Now this isn’t to say that the album isn’t fun. It opens with the wonderfully irreverent track I Want You To Whomp Me, a parody of the classic Cheap Trick song I Want You To Want Me. There are also songs like the Snog Song, co-written with Lena Gabrielle of the Butterbeer Experience, about the infamous Book 7 kiss between Harry Potter and Ginny Weasley. Engines Make Me Hot (Kaylee’s Song) applies the WRock formula to the Serenity/Firefly franchise to great effect. And Nerdfighterlike is a playful song which comes off as a kind of love letter to the Nerdfighter comunity. In fact it is the sense of playfullness that permeates the album that makes it such an enjoyable listen. There is weight to the songs, but Lauren’s willingness to indulge her geeky impulses keeps the album from becoming bogged down.

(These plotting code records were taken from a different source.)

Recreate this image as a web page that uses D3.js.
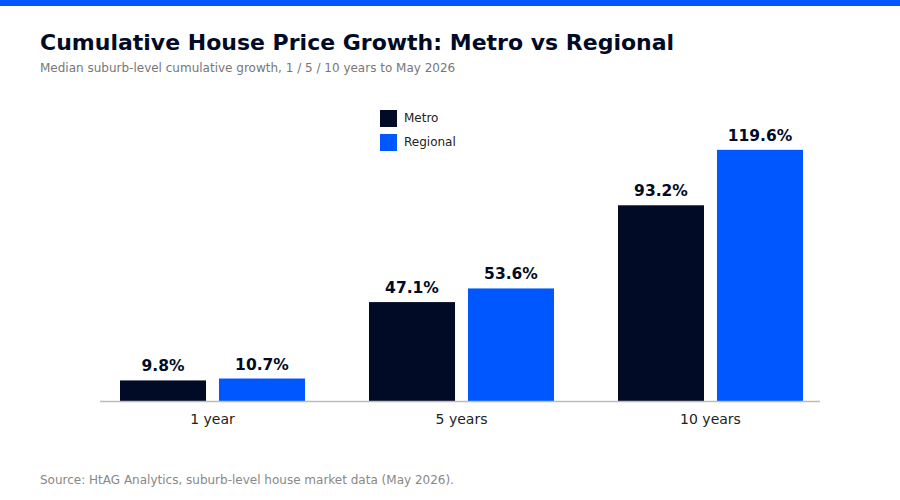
<!DOCTYPE html>
<html>
<head>
<meta charset="utf-8">
<script src="https://cdnjs.cloudflare.com/ajax/libs/d3/7.8.5/d3.min.js"></script>
<style>
  body { margin: 0; background: #fff; }
  text { font-family: "DejaVu Sans", sans-serif; }
</style>
</head>
<body>
<div id="chart"></div>
<script>
// data
var periods = ["1 year", "5 years", "10 years"];
var seriesNames = ["Metro", "Regional"];
var metro = [9.8, 47.1, 93.2];
var regional = [10.7, 53.6, 119.6];
var colors = ["#020b26", "#0057ff"];

var W = 900, H = 500;
var svg = d3.select("#chart").append("svg")
  .attr("width", W).attr("height", H);

svg.append("rect").attr("x", 0).attr("y", 0).attr("width", W).attr("height", 6)
  .attr("fill", "#0057ff");

svg.append("text").attr("x", 40).attr("y", 50)
  .attr("font-size", 22).attr("font-weight", "bold").attr("fill", "#020b26")
  .text("Cumulative House Price Growth: Metro vs Regional");
svg.append("text").attr("x", 40).attr("y", 72)
  .attr("font-size", 12).attr("fill", "#777")
  .text("Median suburb-level cumulative growth, 1 / 5 / 10 years to May 2026");

var rows = periods.map(function(p, i){
  return { period: p, values: [metro[i], regional[i]] };
});

var baseY = 401;
var x0 = d3.scaleBand().domain(periods).range([101.5, 821.5])
  .paddingInner(0.257).paddingOuter(0.0743);
var x1 = d3.scaleBand().domain(seriesNames).range([0, x0.bandwidth()])
  .paddingInner(0.131);
var y = d3.scaleLinear().domain([0, 130]).range([baseY, baseY - 273]);

var g = svg.selectAll("g.grp").data(rows).enter().append("g")
  .attr("class", "grp")
  .attr("transform", function(d){ return "translate(" + x0(d.period) + ",0)"; });

g.selectAll("rect").data(function(d){
    return d.values.map(function(v, j){ return { name: seriesNames[j], v: v, c: colors[j] }; });
  }).enter().append("rect")
  .attr("x", function(d){ return x1(d.name); })
  .attr("y", function(d){ return y(d.v); })
  .attr("width", x1.bandwidth())
  .attr("height", function(d){ return baseY - y(d.v); })
  .attr("fill", function(d){ return d.c; });

g.selectAll("text.val").data(function(d){
    return d.values.map(function(v, j){ return { name: seriesNames[j], v: v }; });
  }).enter().append("text")
  .attr("class", "val")
  .attr("x", function(d){ return x1(d.name) + x1.bandwidth() / 2; })
  .attr("y", function(d){ return y(d.v) - 9; })
  .attr("text-anchor", "middle")
  .attr("font-size", 15.5).attr("font-weight", "bold").attr("fill", "#020b26")
  .text(function(d){ return d.v.toFixed(1) + "%"; });

// x axis
var xAxis = svg.append("g").attr("transform", "translate(0," + baseY + ")")
  .call(d3.axisBottom(x0).tickSize(0).tickPadding(13));
xAxis.select(".domain").attr("d", "M100,0.5H820").attr("stroke", "#bbb").attr("stroke-width", 1.5);
xAxis.selectAll("text").attr("font-size", 14).attr("fill", "#222")
  .attr("font-family", "DejaVu Sans, sans-serif");

// legend
var leg = svg.append("g").attr("transform", "translate(380,110)");
seriesNames.forEach(function(n, i){
  leg.append("rect").attr("x", 0).attr("y", i * 24).attr("width", 17).attr("height", 17)
    .attr("fill", colors[i]);
  leg.append("text").attr("x", 24).attr("y", i * 24 + 12)
    .attr("font-size", 12).attr("fill", "#222").text(n);
});

svg.append("text").attr("x", 40).attr("y", 484)
  .attr("font-size", 12).attr("fill", "#888")
  .text("Source: HtAG Analytics, suburb-level house market data (May 2026).");
</script>
</body>
</html>
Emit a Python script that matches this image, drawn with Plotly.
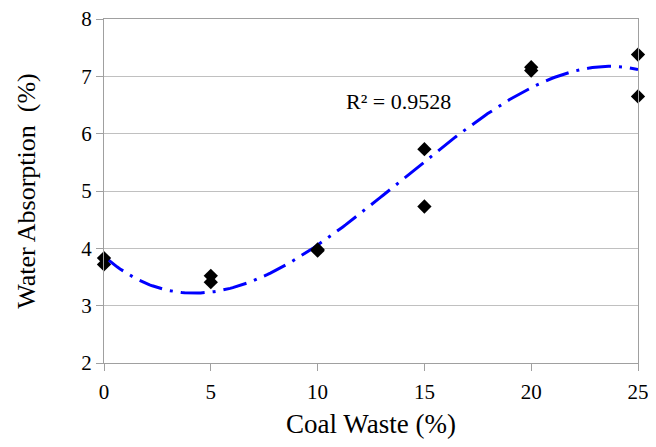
import numpy as np
import plotly.graph_objects as go

coal_waste = [0, 0, 5, 5, 10, 10, 15, 15, 20, 20, 25, 25]
water_absorption = [3.83, 3.72, 3.52, 3.41, 3.98, 3.96, 5.73, 4.73, 7.16, 7.10, 7.38, 6.65]
x_ticks = [0, 5, 10, 15, 20, 25]
y_ticks = [2, 3, 4, 5, 6, 7, 8]
r2_label = "R² = 0.9528"

# 3rd-order polynomial trendline fitted to the data
coef = np.polyfit(coal_waste, water_absorption, 3)
xs = np.linspace(0, 25, 200)
ys = np.polyval(coef, xs)

font = "Liberation Serif, Times New Roman, serif"
fig = go.Figure()
fig.add_trace(go.Scatter(x=xs, y=ys, mode="lines",
                         line=dict(color="#0000ff", width=3, dash="24px,8px,3px,8px"),
                         hoverinfo="skip", cliponaxis=False))
fig.add_trace(go.Scatter(x=coal_waste, y=water_absorption, mode="markers",
                         marker=dict(symbol="diamond", size=11, color="black"),
                         cliponaxis=False))
fig.add_annotation(x=13.8, y=6.56, text=r2_label, showarrow=False,
                   font=dict(family=font, size=22, color="black"))
fig.update_layout(
    width=640, height=431, showlegend=False,
    margin=dict(l=96, r=10, t=11, b=76),
    paper_bgcolor="white", plot_bgcolor="white",
    font=dict(family=font, size=21, color="black"),
)
fig.update_xaxes(range=[0, 25], tickvals=x_ticks, showgrid=False,
                 showline=True, linecolor="#a0a0a0", linewidth=1, mirror=True,
                 ticks="outside", ticklen=7, tickcolor="#a0a0a0",
                 ticklabeloverflow="allow", ticklabelstandoff=3,
                 title=dict(text="Coal Waste (%)", font=dict(size=27), standoff=22),
                 zeroline=False, automargin=False)
fig.update_yaxes(range=[2, 8], tickvals=y_ticks, showgrid=True, gridcolor="#c0c0c0",
                 showline=True, linecolor="#a0a0a0", linewidth=1, mirror=True,
                 ticks="outside", ticklen=7, tickcolor="#a0a0a0",
                 ticklabeloverflow="allow",
                 title=dict(text="Water Absorption  (%)", font=dict(size=26), standoff=38),
                 zeroline=False, automargin=False)
fig.write_html("out.html")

Another interesting divergence from typical geek rock fare is the timeliness of the language used in the songs. While most geek music has an almost nostalgic flavor to it with references to old video games or TV shows or movies or books, Lauren’s songs reference elements of the geek community as they exist and evolve today. It is to early to tell if this will result in the songs having a limited life span even though the subject matter of the songs is timeless. Or if the appeal of these songs will be limited because of the language. It is still refreshing to hear songs though that are so current. And if one of the measures of a good songwriter is having other people covering your songs, Lauren is off to a pretty good start.
Over all the album is a little raw in places in the same sense that a lot of debut albums are. There is that feeling that she is still fine tuning her own voice as a songwriter and learning the craft, but the album holds a lot of promise. After a couple of listens one is left with the impression that if she decides to keep working at it, Lauren could one day be an influential talent with in the geek culture movement. Whether you buy the album or not, whether you like the songs or not, I highly recommend keeping an ear out for this artist in the future. Devil’s Snare is only her first tentative step into the world of songwriting. I have a pretty good hunch that her best work is still ahead of her and that it will be amazing.